Berry’s huge achievement is to provide a really holistic view of the fragmenting movement as it met the triple threat of reformism (the CGT at its peak in 1920 had 2,46-million members, larger than the famous Spanish CNT during the Spanish Revolution — but it was largely white-collar, very removed from its blue-collar origins), Bolshevism, and French fascism and Nazism.
While a majority of “pragmatic” apolitical syndicalists were happy to form an opposition within the reformist (including Bolshevik) union centres, in a self-defeating strategy, the explicitly revolutionary anarcho-syndicalist minority kept splitting away from these centres to form ever smaller purist federations, while alongside this, the “political” anarchist organisations grappled with the erosion of the mass movement’s industrial base, resulting in some bitter schisms, especially between the tightly-organised “platformists” and the pluralistic “synthesists”, a lively division that continues to this day.

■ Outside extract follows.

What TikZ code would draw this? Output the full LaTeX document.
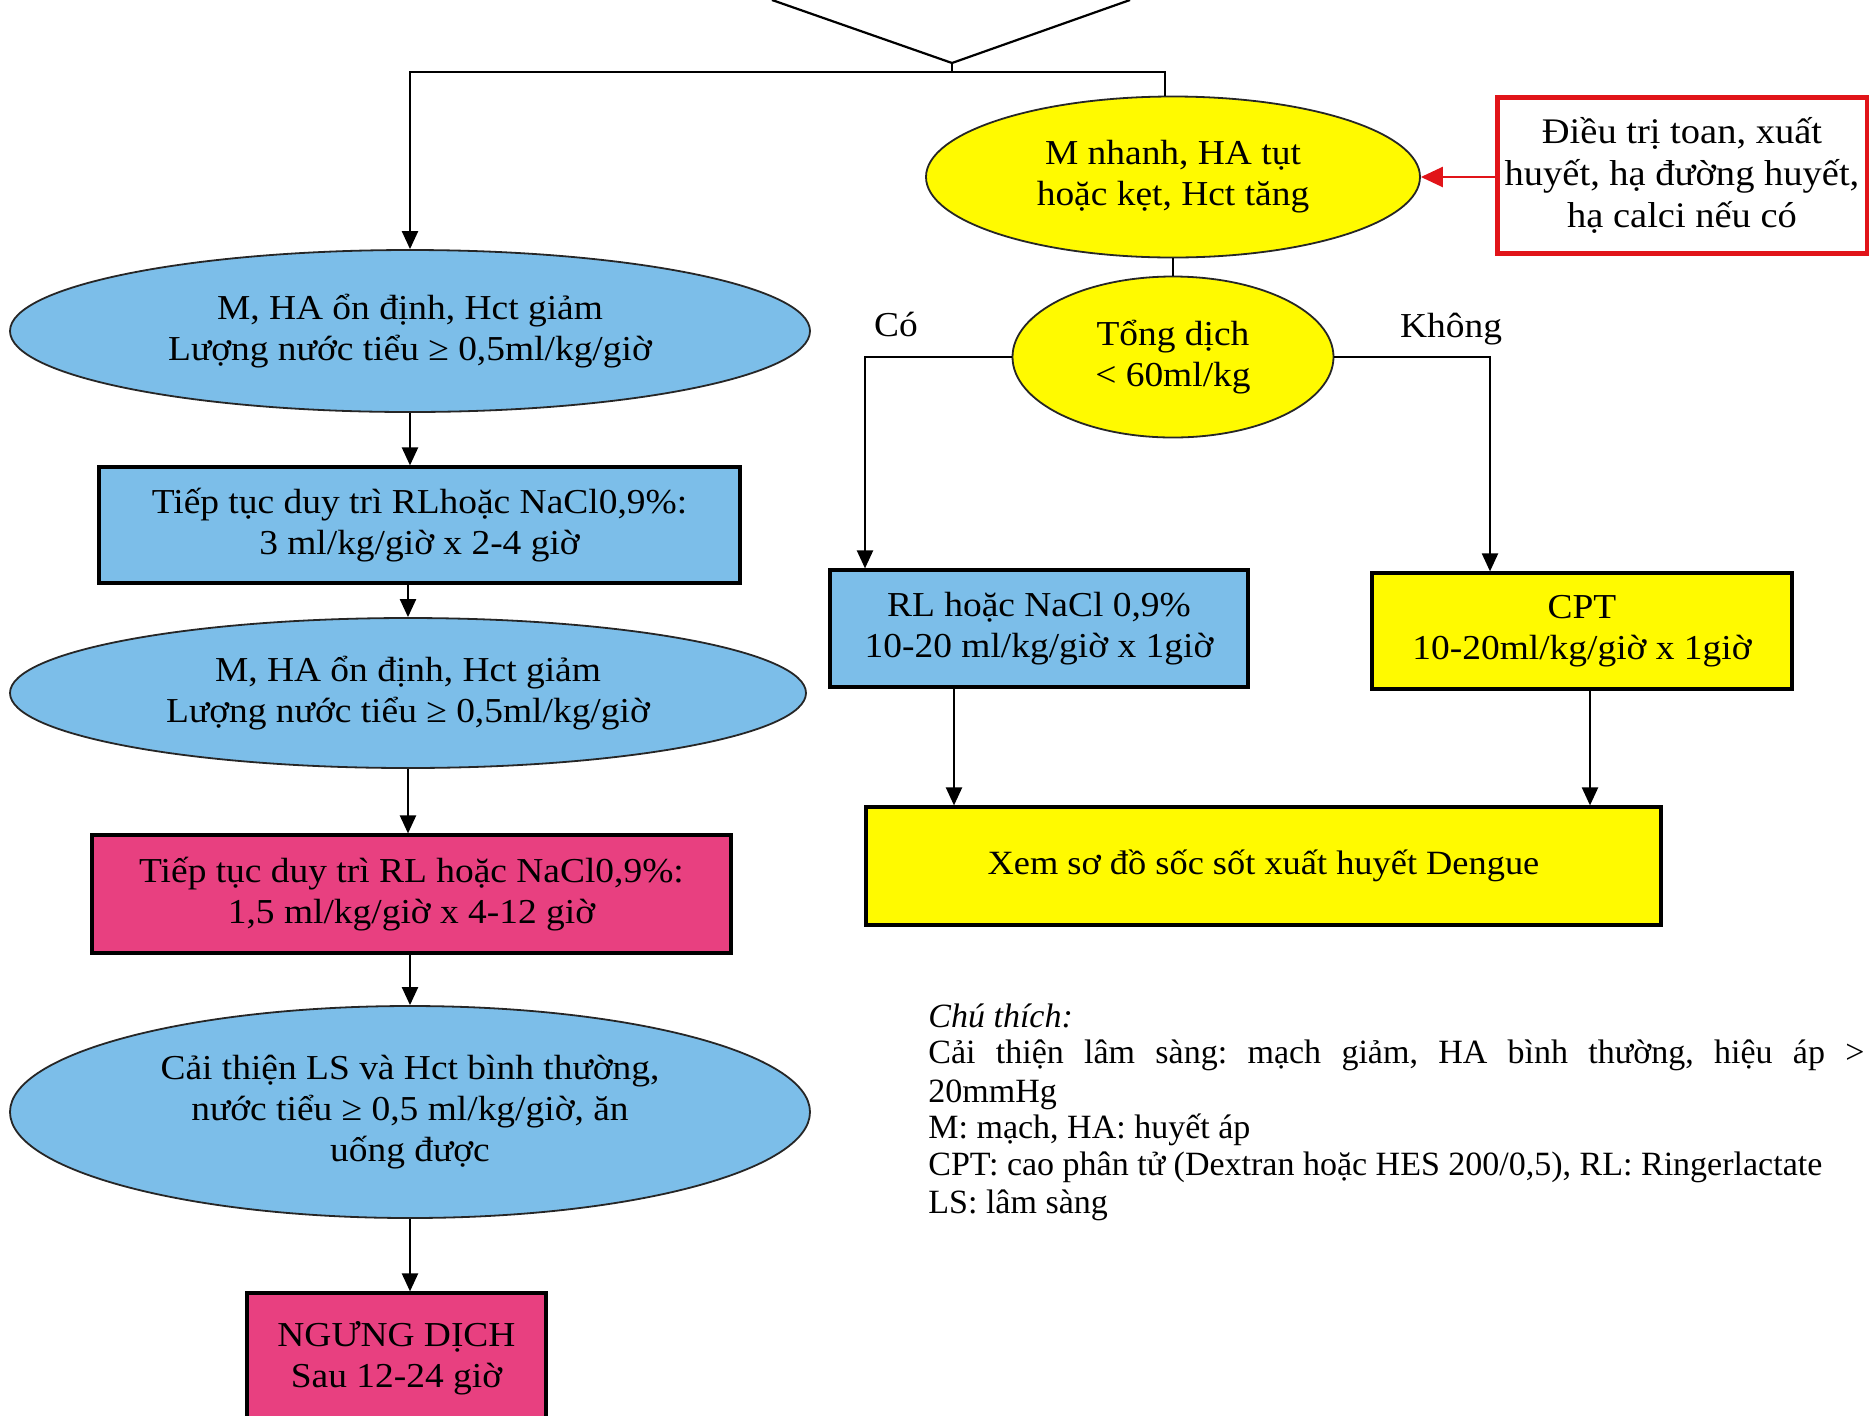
\documentclass[tikz,border=0pt]{standalone}
\usepackage{fontspec}
\setmainfont{Liberation Serif}[FakeStretch=1.07]
\newfontfamily\notefont{Liberation Serif}
\usetikzlibrary{shapes.geometric,arrows.meta}
\definecolor{skyfill}{RGB}{124,190,233}
\definecolor{pinkfill}{RGB}{232,64,128}
\definecolor{yelfill}{RGB}{255,250,0}
\definecolor{redline}{RGB}{225,20,25}
\frenchspacing
\begin{document}
\begin{tikzpicture}[x=0.5pt,y=-0.5pt,
  txt/.style={font=\fontsize{17.5}{20.5}\selectfont, align=center, text=black},
  note/.style={font=\notefont\fontsize{17}{20}\selectfont, anchor=base west, inner sep=0pt, text=black},
  oval/.style={ellipse, draw=black!85, line width=0.9pt, inner sep=0pt, txt},
  box/.style={rectangle, draw=black, line width=1.6pt, inner sep=0pt, txt},
  link/.style={line width=1.1pt, draw=black},
  arr/.style={link, -{Triangle[length=9pt,width=8pt]}},
]
\useasboundingbox (0,0) rectangle (1869,1415);
\clip (0,0) rectangle (1869,1415);
\fill[white] (0,0) rectangle (1869,1415);

% incoming branches at the top
\coordinate (vl) at (772,0);
\coordinate (vtip) at (952,63);
\coordinate (vr) at (1130,0);
\coordinate (hm) at (952,72);
\coordinate (yr) at (1165,0);

% left column
\node[oval, fill=skyfill, minimum width=400pt, minimum height=81pt] (e1) at (410,331)
  {M, HA ổn định, Hct giảm\\Lượng nước tiểu ≥ 0,5ml/kg/giờ};
\node[box, fill=skyfill, minimum width=320.5pt, minimum height=58pt] (b1) at (419.5,525)
  {Tiếp tục duy trì RLhoặc NaCl0,9\%:\\3 ml/kg/giờ x 2-4 giờ};
\node[oval, fill=skyfill, minimum width=398pt, minimum height=75pt] (e2) at (408,693)
  {M, HA ổn định, Hct giảm\\Lượng nước tiểu ≥ 0,5ml/kg/giờ};
\node[box, fill=pinkfill, minimum width=319.5pt, minimum height=59pt] (b2) at (411.5,894)
  {Tiếp tục duy trì RL hoặc NaCl0,9\%:\\1,5 ml/kg/giờ x 4-12 giờ};
\node[oval, fill=skyfill, minimum width=400pt, minimum height=106pt] (e3) at (410,1112)
  {Cải thiện LS và Hct bình thường,\\nước tiểu ≥ 0,5 ml/kg/giờ, ăn\\uống được};
\node[box, fill=pinkfill, minimum width=149.5pt, minimum height=65pt] (b3) at (396.5,1358)
  {NGƯNG DỊCH\\Sau 12-24 giờ};

% right column
\node[oval, fill=yelfill, minimum width=247pt, minimum height=80.5pt] (y1) at (1173,177)
  {M nhanh, HA tụt\\hoặc kẹt, Hct tăng};
\node[box, draw=redline, line width=2.5pt, fill=white, minimum width=185pt, minimum height=78pt,
  font=\fontsize{18}{21}\selectfont] (r) at (1682,175)
  {Điều trị toan, xuất\\huyết, hạ đường huyết,\\hạ calci nếu có};
\node[oval, fill=yelfill, minimum width=160.5pt, minimum height=80.5pt] (y2) at (1173,357)
  {Tổng dịch\\< 60ml/kg};
\node[txt] (co) at (896,324) {Có};
\node[txt] (khong) at (1451,329) {Không};
\node[box, fill=skyfill, minimum width=209pt, minimum height=58.5pt] (rl) at (1039,628.5)
  {RL hoặc NaCl 0,9\%\\10-20 ml/kg/giờ x 1giờ};
\node[box, fill=yelfill, minimum width=210pt, minimum height=58pt] (cpt) at (1582,631)
  {CPT\\10-20ml/kg/giờ x 1giờ};
\node[box, fill=yelfill, minimum width=397.5pt, minimum height=59pt,
  font=\fontsize{17}{20.5}\selectfont] (xem) at (1263.5,866)
  {Xem sơ đồ sốc sốt xuất huyết Dengue};

% connectors
\draw[link] (vl) -- (vtip) -- (vr);
\draw[link] (vtip) -- (hm);
\draw[arr] (yr |- y1.north) -- (yr |- hm) -- (e1.north |- hm) -- (e1.north);
\draw[arr] (e1.south) -- (e1.south |- b1.north);
\draw[arr] (b1.south -| e2.north) -- (e2.north);
\draw[arr] (e2.south) -- (e2.south |- b2.north);
\draw[arr] (b2.south -| e3.north) -- (e3.north);
\draw[arr] (e3.south) -- (e3.south |- b3.north);

\draw[line width=1.2pt, draw=redline, -{Triangle[length=11pt,width=10pt]}]
  (y1.east -| r.west) -- (y1.east);
\draw[link] (y1.south) -- (y2.north);
\coordinate (cox) at (865,0);
\coordinate (kx) at (1490,0);
\draw[arr] (y2.west) -| (cox |- rl.north);
\draw[arr] (y2.east) -| (kx |- cpt.north);
\coordinate (ra) at (954,0);
\coordinate (ca) at (1590,0);
\draw[arr] (ra |- rl.south) -- (ra |- xem.north);
\draw[arr] (ca |- cpt.south) -- (ca |- xem.north);

% legend
\node[note, font=\notefont\fontsize{17}{20}\selectfont\itshape] (n0) at (928,1027) {Chú thích:};
\node[note] (n1) at (928,1063)
  {\makebox[468pt][s]{Cải thiện lâm sàng: mạch giảm, HA bình thường, hiệu áp >}};
\node[note] (n2) at (928,1102) {20mmHg};
\node[note] (n3) at (928,1138) {M: mạch, HA: huyết áp};
\node[note] (n4) at (928,1175) {CPT: cao phân tử (Dextran hoặc HES 200/0,5), RL: Ringerlactate};
\node[note] (n5) at (928,1213) {LS: lâm sàng};
\end{tikzpicture}
\end{document}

The fragmentation of the movement also meant very different responses to crucial issues such as how to engage with the French ultra-right, the Spanish Revolution, and the Algerian liberation movement, with the platformists being for direct combat and the synthesists largely for critical support. Berry also does not shy away from the troubling question of those few anarchist individuals who collaborated with or were compromised by Vichy.
But Berry’s greatest contribution to our understanding of French revolutionary politics of the interwar years regards the forgotten tradition of French Sovietism, a mass movement that tends to be overlooked by students of sovietism (council communism) in other areas such as Italy, Germany, Hungary, and even Britain. The movement had its roots in the hardline anarchocommunist and anarchosyndicalist resistance to the militarism of WWI, and flowered in May 1919 with the establishment of an anarchocommunist Parti Comuniste (PC). If this seems strange, bear in mind that similar anti-statist, anti-parliamentary, anti-authoritarian (and thus non-Bolshevik) PCs were established in the same period in Britain, Brazil, Portugal, South Africa, and arguably in Czechoslovakia and Vietnam, in each instance predating the “official” PCs.
The PC established rank-and-file networks within the CGT which lead to an Autonomous Regional Soviet appearing in Paris and holding a congress in December 1919 at which 35 such soviets from the capital and other parts of France were represented, defeating the Leninist line and reaffirming libertarian sovietism. This resulted in the formation of the Communist Federation of Soviets (FCS), with le Soviet (The Soviet) as its fortnightly mouthpiece. As Berry explains, the FCS was structured on workplace workers’ councils, which together with communities were represented in local soviets, which in turn were represented at regional soviets, with the overarching policy-making body being a congress of soviets to which only workers’ councils and local soviets sent delegations. Sadly, the FCS declined in 1921 with the founding of the official PC, whose members were mostly drawn from organisations to the right of the FCS such as the Socialist Party. Favourable revolutionary conditions would not appear in France again until 1968, by which time anarchism/syndicalism was a still-virile, yet fringe movement.
Berry’s book is a crucial text for students not just of the anarchist / syndicalist / council communist movements, but of interwar French politics and unionism more broadly. I hope he follows it up with a book on the denouement of the post-war French anarchist movement to the current day.